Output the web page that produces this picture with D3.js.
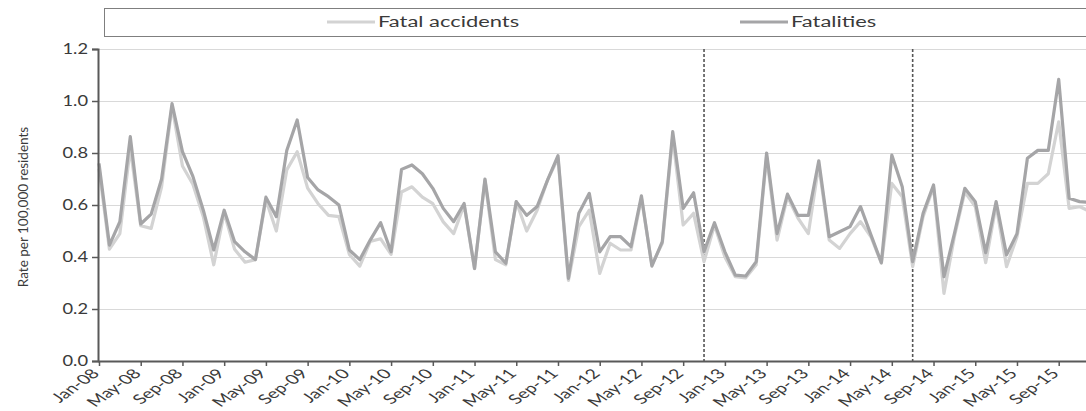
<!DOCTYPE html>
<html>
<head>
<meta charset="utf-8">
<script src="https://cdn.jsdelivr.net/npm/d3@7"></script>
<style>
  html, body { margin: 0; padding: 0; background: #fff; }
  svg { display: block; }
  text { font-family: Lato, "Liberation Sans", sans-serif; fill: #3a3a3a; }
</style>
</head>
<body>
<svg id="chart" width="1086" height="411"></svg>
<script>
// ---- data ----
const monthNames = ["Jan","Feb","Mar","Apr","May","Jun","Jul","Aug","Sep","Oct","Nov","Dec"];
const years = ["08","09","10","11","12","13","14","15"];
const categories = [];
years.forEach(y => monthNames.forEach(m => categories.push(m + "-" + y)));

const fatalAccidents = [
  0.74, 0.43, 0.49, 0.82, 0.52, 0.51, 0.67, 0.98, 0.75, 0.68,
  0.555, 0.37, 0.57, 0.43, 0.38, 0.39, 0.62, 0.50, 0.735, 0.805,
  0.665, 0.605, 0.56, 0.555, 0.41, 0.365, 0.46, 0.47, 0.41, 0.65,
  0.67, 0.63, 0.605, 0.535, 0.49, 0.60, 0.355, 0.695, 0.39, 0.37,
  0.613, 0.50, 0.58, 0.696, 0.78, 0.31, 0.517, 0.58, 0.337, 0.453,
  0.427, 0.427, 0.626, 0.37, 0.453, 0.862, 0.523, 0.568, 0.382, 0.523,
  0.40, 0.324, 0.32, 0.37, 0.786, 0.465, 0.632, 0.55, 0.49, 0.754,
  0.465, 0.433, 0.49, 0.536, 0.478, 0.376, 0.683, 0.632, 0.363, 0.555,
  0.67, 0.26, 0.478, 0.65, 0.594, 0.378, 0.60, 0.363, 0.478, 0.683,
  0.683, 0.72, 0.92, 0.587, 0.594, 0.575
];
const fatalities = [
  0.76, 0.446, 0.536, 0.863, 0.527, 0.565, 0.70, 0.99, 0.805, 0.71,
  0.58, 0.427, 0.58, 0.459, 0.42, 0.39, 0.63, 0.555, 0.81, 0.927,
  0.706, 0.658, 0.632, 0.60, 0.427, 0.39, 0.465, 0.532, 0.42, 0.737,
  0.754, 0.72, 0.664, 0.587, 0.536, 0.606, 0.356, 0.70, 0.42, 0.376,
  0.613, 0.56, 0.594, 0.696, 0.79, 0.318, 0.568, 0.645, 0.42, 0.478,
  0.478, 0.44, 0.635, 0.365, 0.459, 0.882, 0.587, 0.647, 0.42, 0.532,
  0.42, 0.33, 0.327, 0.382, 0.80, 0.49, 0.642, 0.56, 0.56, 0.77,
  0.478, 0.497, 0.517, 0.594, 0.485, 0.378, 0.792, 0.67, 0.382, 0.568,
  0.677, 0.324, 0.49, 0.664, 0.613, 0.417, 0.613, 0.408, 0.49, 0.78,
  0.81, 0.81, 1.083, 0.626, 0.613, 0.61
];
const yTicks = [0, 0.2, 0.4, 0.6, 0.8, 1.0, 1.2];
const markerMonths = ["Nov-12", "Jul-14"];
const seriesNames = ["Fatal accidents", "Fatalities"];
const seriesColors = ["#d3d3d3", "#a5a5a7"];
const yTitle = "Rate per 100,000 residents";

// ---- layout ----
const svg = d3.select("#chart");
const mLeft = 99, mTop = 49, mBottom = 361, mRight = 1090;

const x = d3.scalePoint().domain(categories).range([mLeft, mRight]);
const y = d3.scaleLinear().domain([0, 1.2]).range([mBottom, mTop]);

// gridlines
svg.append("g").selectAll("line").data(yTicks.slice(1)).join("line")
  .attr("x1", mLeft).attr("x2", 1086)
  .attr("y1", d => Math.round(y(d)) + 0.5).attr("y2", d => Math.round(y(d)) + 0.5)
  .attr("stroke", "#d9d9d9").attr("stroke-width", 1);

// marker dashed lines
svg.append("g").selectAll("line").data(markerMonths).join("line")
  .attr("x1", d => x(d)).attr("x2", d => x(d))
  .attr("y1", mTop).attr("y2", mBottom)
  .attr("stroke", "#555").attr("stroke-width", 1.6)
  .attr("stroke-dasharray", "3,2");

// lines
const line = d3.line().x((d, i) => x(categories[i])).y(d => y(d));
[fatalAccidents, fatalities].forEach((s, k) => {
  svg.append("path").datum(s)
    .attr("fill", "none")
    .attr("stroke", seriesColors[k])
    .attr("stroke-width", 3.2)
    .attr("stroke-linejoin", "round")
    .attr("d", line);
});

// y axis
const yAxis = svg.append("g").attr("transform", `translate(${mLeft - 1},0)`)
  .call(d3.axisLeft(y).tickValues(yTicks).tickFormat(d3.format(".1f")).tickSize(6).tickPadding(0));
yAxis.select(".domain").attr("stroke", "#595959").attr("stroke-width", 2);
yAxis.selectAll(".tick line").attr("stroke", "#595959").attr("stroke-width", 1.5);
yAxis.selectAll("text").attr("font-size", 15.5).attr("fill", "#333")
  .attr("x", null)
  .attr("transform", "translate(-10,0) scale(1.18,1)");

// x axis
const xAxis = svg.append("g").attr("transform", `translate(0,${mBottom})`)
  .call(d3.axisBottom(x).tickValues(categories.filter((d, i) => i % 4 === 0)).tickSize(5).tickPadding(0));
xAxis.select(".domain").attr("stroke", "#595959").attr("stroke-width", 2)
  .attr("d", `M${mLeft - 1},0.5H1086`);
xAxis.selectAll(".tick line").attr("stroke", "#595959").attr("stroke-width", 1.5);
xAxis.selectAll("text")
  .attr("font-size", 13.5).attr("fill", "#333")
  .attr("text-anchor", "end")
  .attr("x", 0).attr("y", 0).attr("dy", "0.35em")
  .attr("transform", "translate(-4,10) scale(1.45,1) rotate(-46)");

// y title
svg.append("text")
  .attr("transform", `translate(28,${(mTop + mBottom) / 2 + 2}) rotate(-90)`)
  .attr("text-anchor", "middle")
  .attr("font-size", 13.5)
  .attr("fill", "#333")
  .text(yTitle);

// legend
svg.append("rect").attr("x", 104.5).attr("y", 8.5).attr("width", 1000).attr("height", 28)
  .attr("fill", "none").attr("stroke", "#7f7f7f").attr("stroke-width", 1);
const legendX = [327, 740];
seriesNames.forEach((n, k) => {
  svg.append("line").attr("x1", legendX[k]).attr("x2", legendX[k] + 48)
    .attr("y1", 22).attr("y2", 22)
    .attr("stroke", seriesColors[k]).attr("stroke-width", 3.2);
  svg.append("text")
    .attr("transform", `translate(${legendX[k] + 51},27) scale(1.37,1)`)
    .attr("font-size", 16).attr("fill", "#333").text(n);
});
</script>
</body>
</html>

**YOUR OBJECTIVE**: Everything from the first line to the line with "years.forEach(y => monthNames.forEach(m" must be repeated exactly, and nothing else. Leave the pictures out.

**RESULT FOR THIS EXERCISE**:
Output the web page that produces this picture with D3.js.
<!DOCTYPE html>
<html>
<head>
<meta charset="utf-8">
<script src="https://cdn.jsdelivr.net/npm/d3@7"></script>
<style>
  html, body { margin: 0; padding: 0; background: #fff; }
  svg { display: block; }
  text { font-family: Lato, "Liberation Sans", sans-serif; fill: #3a3a3a; }
</style>
</head>
<body>
<svg id="chart" width="1086" height="411"></svg>
<script>
// ---- data ----
const monthNames = ["Jan","Feb","Mar","Apr","May","Jun","Jul","Aug","Sep","Oct","Nov","Dec"];
const years = ["08","09","10","11","12","13","14","15"];
const categories = [];
years.forEach(y => monthNames.forEach(m => categories.push(m + "-" + y)));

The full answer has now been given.